The government has set out the performance basis on which it wants to allocate undergraduate growth places from 2020 (CMM January 14).
The Innovative Research Universities suggests the approach is ill-founded and urges a return to demand driven funding saying the, “government should re-set the higher education funding framework announced at the end of 2017 so that universities can provide needed education outcomes (and) remove the cap on Commonwealth Grant Scheme funding for each university.”
The IRU’s submission to the performance funding discussion paper is, as ever, polite and precise but pulls no punches.
The lobby suggests the government wants “direct revenue rewards and punishments to really drive the best results.
“On this approach, the performance information should drive funding which should lead to some universities being better resourced than others. It would mean that students will have more or less resources targeted at them now according to the past actions of their preferred university and of past students’ choices about their future actions and assessment of their teaching. The IRU opposes this outcome.”
The lobby analyses in detail the government’s suggested system-performance measures and suggests that sector-wide benchmarks miss the mark, “due to the differences in student cohorts and the impact of variations in economic conditions for graduate outcomes.”

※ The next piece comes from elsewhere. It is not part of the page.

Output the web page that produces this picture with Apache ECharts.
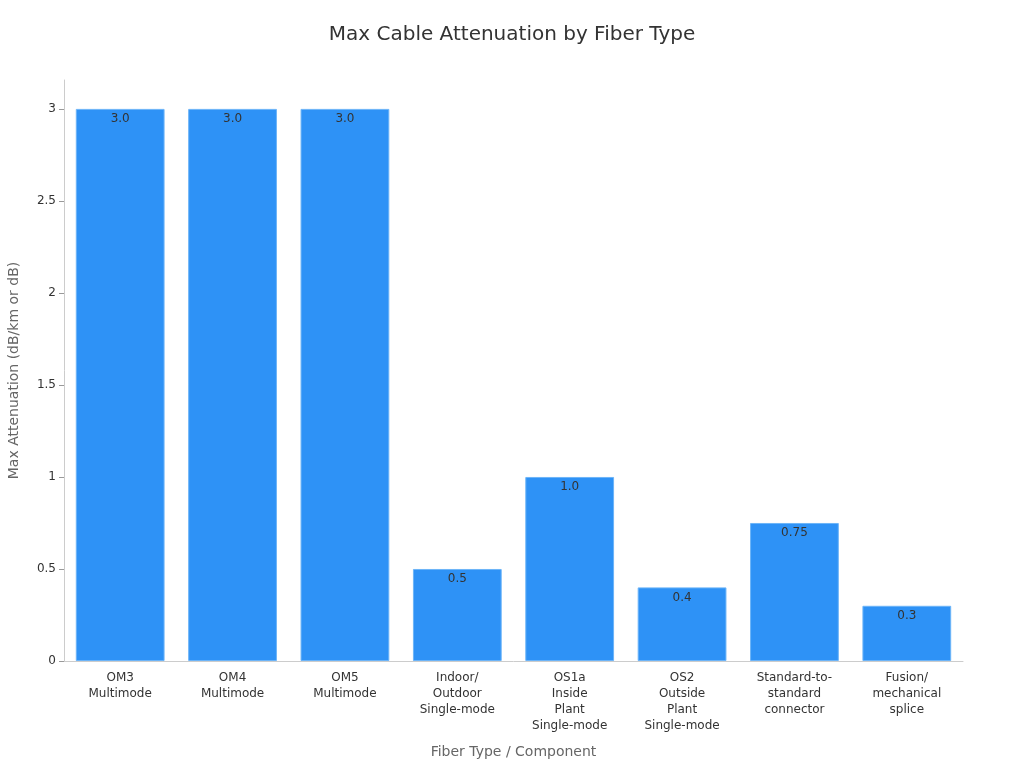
<!DOCTYPE html>
<html>
<head>
<meta charset="utf-8">
<title>Max Cable Attenuation by Fiber Type</title>
<script src="https://cdn.jsdelivr.net/npm/echarts@6/dist/echarts.min.js"></script>
<style>
  html, body { margin: 0; padding: 0; background: #fff; }
  #main { width: 1024px; height: 768px; }
</style>
</head>
<body>
<div id="main"></div>
<script>
// categories and values
const categories = [
  'OM3\nMultimode',
  'OM4\nMultimode',
  'OM5\nMultimode',
  'Indoor/\nOutdoor\nSingle-mode',
  'OS1a\nInside\nPlant\nSingle-mode',
  'OS2\nOutside\nPlant\nSingle-mode',
  'Standard-to-\nstandard\nconnector',
  'Fusion/\nmechanical\nsplice'
];
const attenuation = [3.0, 3.0, 3.0, 0.5, 1.0, 0.4, 0.75, 0.3];
const barLabels = ['3.0', '3.0', '3.0', '0.5', '1.0', '0.4', '0.75', '0.3'];
const yTicks = [0, 0.5, 1, 1.5, 2, 2.5, 3];

const font = 'DejaVu Sans';
const chart = echarts.init(document.getElementById('main'));

const option = {
  backgroundColor: '#ffffff',
  textStyle: { fontFamily: font },
  title: {
    text: 'Max Cable Attenuation by Fiber Type',
    left: 'center',
    top: 20,
    textStyle: { fontFamily: font, fontSize: 20, fontWeight: 'normal', color: '#333' }
  },
  grid: { left: 64, right: 61, top: 80, bottom: 107, containLabel: false, outerBoundsMode: 'none' },
  xAxis: {
    type: 'category',
    data: categories,
    name: 'Fiber Type / Component',
    nameLocation: 'middle',
    nameGap: 84,
    nameTextStyle: { fontFamily: font, fontSize: 14, color: '#666' },
    axisLine: { lineStyle: { color: '#ccc' } },
    axisTick: { alignWithLabel: true, lineStyle: { color: '#999' } },
    axisLabel: { interval: 0, fontFamily: font, fontSize: 12, color: '#333', lineHeight: 16, margin: 9 }
  },
  yAxis: {
    type: 'value',
    min: 0,
    max: 3.157,
    interval: 0.5,
    name: 'Max Attenuation (dB/km or dB)',
    nameLocation: 'middle',
    nameGap: 43,
    nameTextStyle: { fontFamily: font, fontSize: 14, color: '#666' },
    axisLine: { show: true, lineStyle: { color: '#ccc' } },
    axisTick: { show: true, customValues: yTicks, lineStyle: { color: '#999' } },
    axisLabel: { customValues: yTicks, fontFamily: font, fontSize: 12, color: '#333' },
    splitLine: { show: false }
  },
  series: [{
    type: 'bar',
    data: attenuation,
    barCategoryGap: '21%',
    itemStyle: { color: '#2e92f6', borderColor: '#6cb4f8', borderWidth: 1 },
    label: {
      show: true,
      position: 'insideTop',
      distance: 4,
      fontFamily: font,
      fontSize: 12,
      color: '#333',
      formatter: p => barLabels[p.dataIndex]
    }
  }]
};

chart.setOption(option);
</script>
</body>
</html>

An alternative, IRU suggests for most quality measures, (is) “a demonstrated minimum acceptable level of performance, (which) is simple to administer and offers greater predictability for universities. It would not have much incentive impact on the basis that most universities would already be above the minimum.”
The lobby also suggests that whatever the government does, “the Act should be amended to set out how the Government intends long-term to set funding.”
Assuming that whoever is education minister after the election continues with the approach inherent in the review.